Wednesday, October 20, 2021
Real EstateUK

Millions face average council tax bills of over £2,000

council tax bills

The typical fee in England is set to rise 4.3 per cent next year, finds the Chartered Institute of Public Finance and Accountancy

Millions of struggling families face average council tax bills of over £2,000 a year for the first time, according to a research.

The Chartered Institute of Public Finance and Accountancy found that the typical fee in England is set to rise by £78.31 – or 4.3 per cent – next year.

This means an average band D property in the North East and South West is set to pass £2,000 a year – to £2,029.90 and £2,008.78 respectively.

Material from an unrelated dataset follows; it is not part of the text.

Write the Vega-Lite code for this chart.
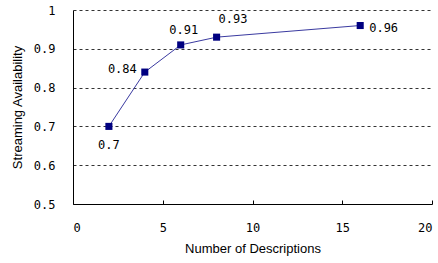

There were major regional variations in the increases on 2020/21 council tax bills, the researchers said.

The highest spikes were in inner London (5.5 per cent) and the lowest were in the East of England (3.5 per cent). In London the average council tax for a band D property in 2021/22 is £1,377.34 –the lowest in the country for this category.

The average bill is expected to be £1,895.25.

Rob Whiteman, chief executive of the Chartered Institute, said: The stark contrast between the levels by which different regions are raising their council tax is indicative of the difficult political position created for them by central government.

The survey was based on responses from 290 authorities in England and Wales. Of those councils in England, all but 13 will be increasing their council tax. The typical bill in Wales is set to increase by 3.9 per cent, or £64.58.

Council tax varies across the country as local authorities have the power to add their own levies to bills.

These are capped by the Government so they can only be raised to a certain level each year.

Robert Palmer, of Tax Justice UK, said: It can’t be right that a Park Lane millionaire can end up paying a comparable amount of council tax as a just-about-managing family in the North.

Harry Fone, of the TaxPayers’ Alliance, added: Council tax bills are going sky-high and feel like a kick in the teeth to taxpayers.

He added: With new fiscal powers a long way off, local authorities must do more right now to eradicate wasteful spending and stop these huge hikes.

But a Local Government Association spokesman said authorities faced ‘tough choices’. He said: Council tax rises – particularly the adult social care precept – have never been the solution to the long-term pressures faced by councils, particularly in social care which is desperately in need of reform.